Far UVC is carcinogenic when it reaches living tissue. However, it has a very short mean free path so it doesn't, generally, reach the growing layer of skin. It's less obvious whether exposed mucus membranes (lips, nose, tongue) or the eyes are affected. It probably doesn't reach the lens of the eye, which is good.

There is a small watery layer covering your cornea, this is enough to impede far UV-C (~222nm is safe, 254nm regular UV-C is dangerous to your eye!)

  • The tear layer only contributes a little bit--far-UV eye safety is mostly down to the fact that the 222nm only penetrates to outer epithelium (so cells that will be dead in a few days anyway), and the fact that your eyes get very little effective dose if you aren't staring directly into the lamp. You've got eyelids, eyelashes, eyebrows, hair, etc, so the effective dose to your eyes is actually much lower than the dose assumed by most safety standards (ANSI/IES 27.1-22, UL8802), which are fairly conservative. Check out this paper http://onlinelibrary.wiley.com/doi/abs/10.1111/php.13671

I think that is the same thing as saying that Far UVC is non-carcinogenic.

  • I actually read it as saying far UVC is probably carcinogenic for specific areas of your body (lips, maybe eyes).

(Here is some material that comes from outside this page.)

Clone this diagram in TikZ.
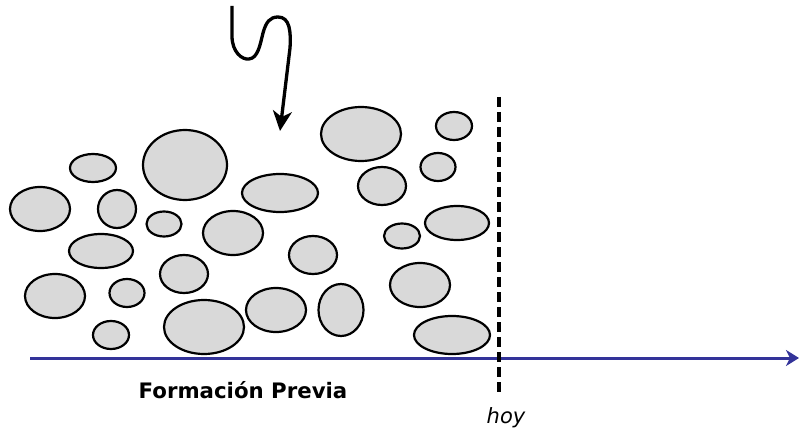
\documentclass[tikz,border=0pt]{standalone}
\usepackage{fontspec}
\setmainfont{DejaVu Sans}
\usetikzlibrary{shapes.geometric,arrows.meta}
\definecolor{graingray}{RGB}{217,217,217}
\definecolor{axisblue}{RGB}{51,51,153}
\tikzset{
  grain/.style={ellipse, draw=black, line width=2.2pt, fill=graingray, inner sep=0pt},
  axis/.style={draw=axisblue, line width=3pt, -{Stealth[length=13pt,width=16pt,inset=4pt]}},
  today/.style={draw=black, line width=3.5pt, dash pattern=on 10pt off 5pt},
  curl/.style={draw=black, line width=3.3pt, -{Stealth[length=20pt,width=19pt,inset=6pt]}},
  lbl/.style={inner sep=0pt, anchor=base}
}
\begin{document}
\begin{tikzpicture}[x=1pt,y=-1pt]
  \useasboundingbox (0,0) rectangle (799,430);
  % grains
  \node[grain, minimum width=60pt, minimum height=44pt] (g1)  at (40,209) {};
  \node[grain, minimum width=46pt, minimum height=28pt] (g2)  at (93,168) {};
  \node[grain, minimum width=84pt, minimum height=70pt] (g3)  at (185,165) {};
  \node[grain, minimum width=38pt, minimum height=38pt] (g4)  at (117,209) {};
  \node[grain, minimum width=35pt, minimum height=25pt] (g5)  at (164,224) {};
  \node[grain, minimum width=60pt, minimum height=44pt] (g6)  at (233,233) {};
  \node[grain, minimum width=64pt, minimum height=34pt] (g7)  at (101,251) {};
  \node[grain, minimum width=48pt, minimum height=38pt] (g8)  at (184,274) {};
  \node[grain, minimum width=60pt, minimum height=44pt] (g9)  at (55,296) {};
  \node[grain, minimum width=35pt, minimum height=28pt] (g10) at (127,293) {};
  \node[grain, minimum width=36pt, minimum height=28pt] (g11) at (111,335) {};
  \node[grain, minimum width=80pt, minimum height=54pt] (g12) at (204,327) {};
  \node[grain, minimum width=80pt, minimum height=54pt] (g13) at (361,134) {};
  \node[grain, minimum width=36pt, minimum height=28pt] (g14) at (454,126) {};
  \node[grain, minimum width=76pt, minimum height=38pt] (g15) at (280,193) {};
  \node[grain, minimum width=48pt, minimum height=38pt] (g16) at (382,186) {};
  \node[grain, minimum width=35pt, minimum height=28pt] (g17) at (438,167) {};
  \node[grain, minimum width=64pt, minimum height=34pt] (g18) at (457,223) {};
  \node[grain, minimum width=36pt, minimum height=25pt] (g19) at (402,236) {};
  \node[grain, minimum width=48pt, minimum height=38pt] (g20) at (313,255) {};
  \node[grain, minimum width=60pt, minimum height=44pt] (g21) at (420,285) {};
  \node[grain, minimum width=60pt, minimum height=44pt] (g22) at (276,310) {};
  \node[grain, minimum width=45pt, minimum height=52pt] (g23) at (341,310) {};
  \node[grain, minimum width=76pt, minimum height=38pt] (g24) at (452,335) {};
  % time axis and today
  \coordinate (t0) at (30,358);
  \coordinate (t1) at (799,358);
  \coordinate (hoytop) at (499,97);
  \coordinate (hoybot) at (499,393);
  \draw[axis] (t0) -- (t1);
  \draw[today] (hoytop) -- (hoybot);
  \node[lbl, font=\fontsize{21.3}{25}\selectfont\bfseries] (prev) at (243,398) {Formación Previa};
  \node[lbl, font=\fontsize{21}{25}\selectfont\itshape] (hoy) at (506,423) {hoy};
  % incoming curl
  \coordinate (c0) at (232,6);
  \coordinate (c1) at (280,131);
  \draw[curl] (c0) -- (232,36) .. controls (232,52) and (242,60) .. (249,59)
    .. controls (258,58) and (260,45) .. (263,33) .. controls (266,22) and (270,17) .. (278,17)
    .. controls (290,17) and (291,32) .. (290,48) -- (c1);
\end{tikzpicture}
\end{document}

    I don't know if that's true, but it's what GP suggests to me.

    • That is not true. It can cause possibly eye irritation but animal trials have shown that it is not carcinogenic even to mucus membranes, eyes, and thin-skinned areas.

    • Ok… but hear me out…

      Hey guys, look you can treat everyone at Thanksgiving with one for $500, and bonus might not be carcinogenic if it is made correctly!